Commission recommends changes for all council districts

The Councilmanic Redistricting Commission has selected a map to send to the County Council that makes changes to all five council districts.

Nearly 26,000 residents, or roughly 9 percent of the county's population, according to the 2010 census data the commission used, would be moved to a new district under the plan.

The vote, taken Wednesday, Oct. 5, was 4-3 along party lines favored by Democrats. The County Council will schedule a public hearing on the plan before discussing any changes. The council has to approve a plan by March 15, 2012 or the commission's plan becomes law.

The plan, called Map 20, is a tweaked version of Map 200, one of three proposals that the commission presented at a public hearing last month.

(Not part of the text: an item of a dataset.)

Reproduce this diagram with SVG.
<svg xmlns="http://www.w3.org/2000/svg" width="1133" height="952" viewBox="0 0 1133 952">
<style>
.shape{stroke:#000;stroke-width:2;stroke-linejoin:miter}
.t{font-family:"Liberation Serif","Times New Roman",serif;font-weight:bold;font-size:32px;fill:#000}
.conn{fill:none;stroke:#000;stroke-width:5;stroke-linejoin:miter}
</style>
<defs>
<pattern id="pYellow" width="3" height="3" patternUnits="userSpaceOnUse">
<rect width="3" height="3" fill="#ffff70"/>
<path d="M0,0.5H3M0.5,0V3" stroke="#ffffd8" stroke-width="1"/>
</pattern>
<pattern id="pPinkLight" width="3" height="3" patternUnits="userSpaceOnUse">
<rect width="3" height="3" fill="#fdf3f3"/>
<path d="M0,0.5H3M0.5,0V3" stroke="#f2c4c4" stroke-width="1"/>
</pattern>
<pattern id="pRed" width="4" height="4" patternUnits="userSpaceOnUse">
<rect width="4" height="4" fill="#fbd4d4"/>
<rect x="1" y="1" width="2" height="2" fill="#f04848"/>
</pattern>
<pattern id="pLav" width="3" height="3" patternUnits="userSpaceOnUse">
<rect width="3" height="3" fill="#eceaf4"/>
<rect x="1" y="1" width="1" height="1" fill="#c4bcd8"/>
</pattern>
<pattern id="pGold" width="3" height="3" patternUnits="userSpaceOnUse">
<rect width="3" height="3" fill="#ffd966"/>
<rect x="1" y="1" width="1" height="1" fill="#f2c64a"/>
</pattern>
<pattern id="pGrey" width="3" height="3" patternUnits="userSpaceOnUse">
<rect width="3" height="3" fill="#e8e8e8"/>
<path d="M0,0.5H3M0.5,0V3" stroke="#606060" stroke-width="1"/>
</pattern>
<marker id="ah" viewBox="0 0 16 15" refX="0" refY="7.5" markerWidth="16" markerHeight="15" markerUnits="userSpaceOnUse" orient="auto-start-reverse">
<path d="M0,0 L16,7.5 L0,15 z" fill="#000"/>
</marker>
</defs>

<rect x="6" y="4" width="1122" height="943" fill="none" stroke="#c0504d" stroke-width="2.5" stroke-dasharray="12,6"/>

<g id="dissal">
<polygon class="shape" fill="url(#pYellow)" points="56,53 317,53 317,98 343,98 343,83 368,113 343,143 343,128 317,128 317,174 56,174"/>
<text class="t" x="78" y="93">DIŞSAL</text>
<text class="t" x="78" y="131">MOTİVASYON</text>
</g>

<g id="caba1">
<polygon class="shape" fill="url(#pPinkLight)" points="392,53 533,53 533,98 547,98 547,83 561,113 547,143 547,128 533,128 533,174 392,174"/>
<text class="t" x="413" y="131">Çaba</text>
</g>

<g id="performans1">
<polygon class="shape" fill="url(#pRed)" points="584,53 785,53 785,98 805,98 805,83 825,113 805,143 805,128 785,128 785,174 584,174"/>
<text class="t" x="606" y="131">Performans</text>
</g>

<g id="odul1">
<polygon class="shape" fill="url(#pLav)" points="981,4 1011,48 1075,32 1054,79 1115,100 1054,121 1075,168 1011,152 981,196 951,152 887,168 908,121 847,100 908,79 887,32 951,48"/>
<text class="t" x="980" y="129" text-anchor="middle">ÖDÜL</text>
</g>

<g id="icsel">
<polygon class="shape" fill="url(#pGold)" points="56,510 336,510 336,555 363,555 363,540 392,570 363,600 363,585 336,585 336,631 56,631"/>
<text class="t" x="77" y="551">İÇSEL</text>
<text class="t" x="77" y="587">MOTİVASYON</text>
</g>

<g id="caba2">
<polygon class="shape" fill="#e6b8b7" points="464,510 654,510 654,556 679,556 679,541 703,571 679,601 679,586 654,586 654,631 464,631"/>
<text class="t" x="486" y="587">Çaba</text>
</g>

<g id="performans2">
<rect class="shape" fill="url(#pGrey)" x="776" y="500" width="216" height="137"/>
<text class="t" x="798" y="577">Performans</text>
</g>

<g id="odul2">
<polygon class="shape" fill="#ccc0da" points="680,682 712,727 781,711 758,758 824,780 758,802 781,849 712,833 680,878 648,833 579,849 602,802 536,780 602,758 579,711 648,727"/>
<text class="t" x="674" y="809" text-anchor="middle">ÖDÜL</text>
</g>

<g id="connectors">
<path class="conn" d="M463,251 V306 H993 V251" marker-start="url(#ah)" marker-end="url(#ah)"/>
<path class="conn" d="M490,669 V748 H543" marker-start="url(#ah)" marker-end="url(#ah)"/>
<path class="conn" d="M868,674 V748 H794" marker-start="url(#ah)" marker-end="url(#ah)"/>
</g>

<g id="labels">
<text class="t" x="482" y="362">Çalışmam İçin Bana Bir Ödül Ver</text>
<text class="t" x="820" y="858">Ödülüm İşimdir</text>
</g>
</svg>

The major change between Map 200 and Map 201 is that the Columbia village of Dorsey's Search would not be split between Districts 4 and 1. Instead, the entire village would be in District 1.

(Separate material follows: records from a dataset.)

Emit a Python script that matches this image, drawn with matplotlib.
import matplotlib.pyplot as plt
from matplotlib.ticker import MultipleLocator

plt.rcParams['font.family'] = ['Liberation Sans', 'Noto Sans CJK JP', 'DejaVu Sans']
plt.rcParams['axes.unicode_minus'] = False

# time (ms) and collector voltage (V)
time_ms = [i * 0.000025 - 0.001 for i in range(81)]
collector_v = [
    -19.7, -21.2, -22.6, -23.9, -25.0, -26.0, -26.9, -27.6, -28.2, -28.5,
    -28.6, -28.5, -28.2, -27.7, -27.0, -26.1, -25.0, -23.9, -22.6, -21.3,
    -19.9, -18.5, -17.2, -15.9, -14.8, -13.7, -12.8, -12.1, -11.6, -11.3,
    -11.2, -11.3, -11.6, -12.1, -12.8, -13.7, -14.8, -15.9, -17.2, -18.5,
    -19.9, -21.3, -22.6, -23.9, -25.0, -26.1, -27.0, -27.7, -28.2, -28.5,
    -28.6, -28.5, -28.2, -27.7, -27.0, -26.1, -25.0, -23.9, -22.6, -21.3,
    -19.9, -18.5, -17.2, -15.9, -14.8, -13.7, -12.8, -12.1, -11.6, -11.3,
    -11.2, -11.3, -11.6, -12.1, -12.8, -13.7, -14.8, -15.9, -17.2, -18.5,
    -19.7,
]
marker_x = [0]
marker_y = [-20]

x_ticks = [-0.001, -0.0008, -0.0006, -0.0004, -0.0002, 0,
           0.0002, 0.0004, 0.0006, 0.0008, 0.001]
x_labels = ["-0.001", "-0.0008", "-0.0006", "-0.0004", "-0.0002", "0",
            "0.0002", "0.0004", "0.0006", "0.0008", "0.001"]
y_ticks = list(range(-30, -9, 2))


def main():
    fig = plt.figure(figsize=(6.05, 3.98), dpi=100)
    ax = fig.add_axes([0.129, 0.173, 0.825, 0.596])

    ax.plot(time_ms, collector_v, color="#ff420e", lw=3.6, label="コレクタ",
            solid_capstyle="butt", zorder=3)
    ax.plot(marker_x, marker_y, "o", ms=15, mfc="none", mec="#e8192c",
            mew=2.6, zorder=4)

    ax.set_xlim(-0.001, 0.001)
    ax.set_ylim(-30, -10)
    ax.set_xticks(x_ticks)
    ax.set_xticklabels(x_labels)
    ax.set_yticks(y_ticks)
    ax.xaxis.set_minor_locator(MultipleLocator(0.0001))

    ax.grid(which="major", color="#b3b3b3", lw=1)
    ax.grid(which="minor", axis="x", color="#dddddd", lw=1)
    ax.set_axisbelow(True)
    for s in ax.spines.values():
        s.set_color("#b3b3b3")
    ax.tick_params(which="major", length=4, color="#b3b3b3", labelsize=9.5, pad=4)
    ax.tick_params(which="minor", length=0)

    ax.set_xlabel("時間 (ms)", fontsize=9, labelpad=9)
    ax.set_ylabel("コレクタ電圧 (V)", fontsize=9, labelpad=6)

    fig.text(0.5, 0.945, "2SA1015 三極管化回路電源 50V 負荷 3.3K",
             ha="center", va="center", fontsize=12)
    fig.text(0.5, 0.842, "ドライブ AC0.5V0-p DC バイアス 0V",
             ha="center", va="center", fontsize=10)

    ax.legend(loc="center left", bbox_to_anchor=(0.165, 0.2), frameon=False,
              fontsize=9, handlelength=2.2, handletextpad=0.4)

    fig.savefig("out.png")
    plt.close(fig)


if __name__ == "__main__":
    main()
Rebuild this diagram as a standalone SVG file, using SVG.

"I think it is tremendous, and I appreciate that the commission considered keeping all of Dorsey's Search together," said Tom Coale, the village's Columbia Association Board representative, who spoke at the public hearing to request the village not be split. He explained that having one district representative for one village makes village representation easier.

Coale did not have a problem with Dorsey's Search no longer being in a district with other Columbia villages.

"It was separated before," he said. " Dorsey's Search used to be in District 1. I think that there have been enough great representatives from council District 1, and I have no doubt they will hear our voice just as they would any other community that they represent."

Bringing down barriers

Democrat David Marker, the commission member who created Map 200 and Map 201, along with help from his fellow members, said he's pleased with the end result.

"I really think that the public hearing was eye opening," he said. "The level of distrust, of misunderstanding by the people in (certain districts) … were really pretty shocking."

Marker is referring to some Ellicott City residents who didn't want to be moved from District 1 to District 2 because they didn't want to be associated with Columbia. One resident, in an email sent shortly before the hearing, and read by Marker, referred to Columbia as a ghetto.

"It really kind of made lots of us feel that it was even more important to have Columbia represented in more of the council districts to help bring down those barriers," Marker said.

Commission chairman Larry Walker, also a Democrat, said he asked himself: "Do we feed the monster of separation or do we look to try to develop a Howard County that is unified and one community?"

He said he thinks mixing Columbia and Ellicott City and other communities between districts allows them to consider other perspectives and gives the representatives a better opportunity to represent the whole county.

"The sentiment that we're not like them … there's no place in our culture, in my opinion, for that kind of approach to how we live in communities," Walker said.

Not all commission members, however, agreed with that reasoning. Joan Becker, a Republican member, said that further mixing communities and redrawing boundaries based on subjective opinion is not what the commission should be doing.

"Our job is to keep the communities that have common boundaries and common issues together," she said. "That's what constitutionally we're required to do, not mix it up."

Changes by district

District 1 — currently the most populated district, represented by Ellicott City Democrat Courtney Watson — would lose about 6,800 residents to District 2 and about 2,500 residents to District 5 under the plan.

District 1 would also gain about 6,500 residents from District 4, which includes the entire Columbia village of Dorsey's Search.

District 3 — currently the least populated district, represented by Columbia Democrat Jen Terrasa — would gain about 1,400 residents from District 2 and nearly 3,000 residents from District 5.

District 5 would lose about 5,600 residents to District 4 so all but a small section of the district in precinct 05-20 would be west of Route 29.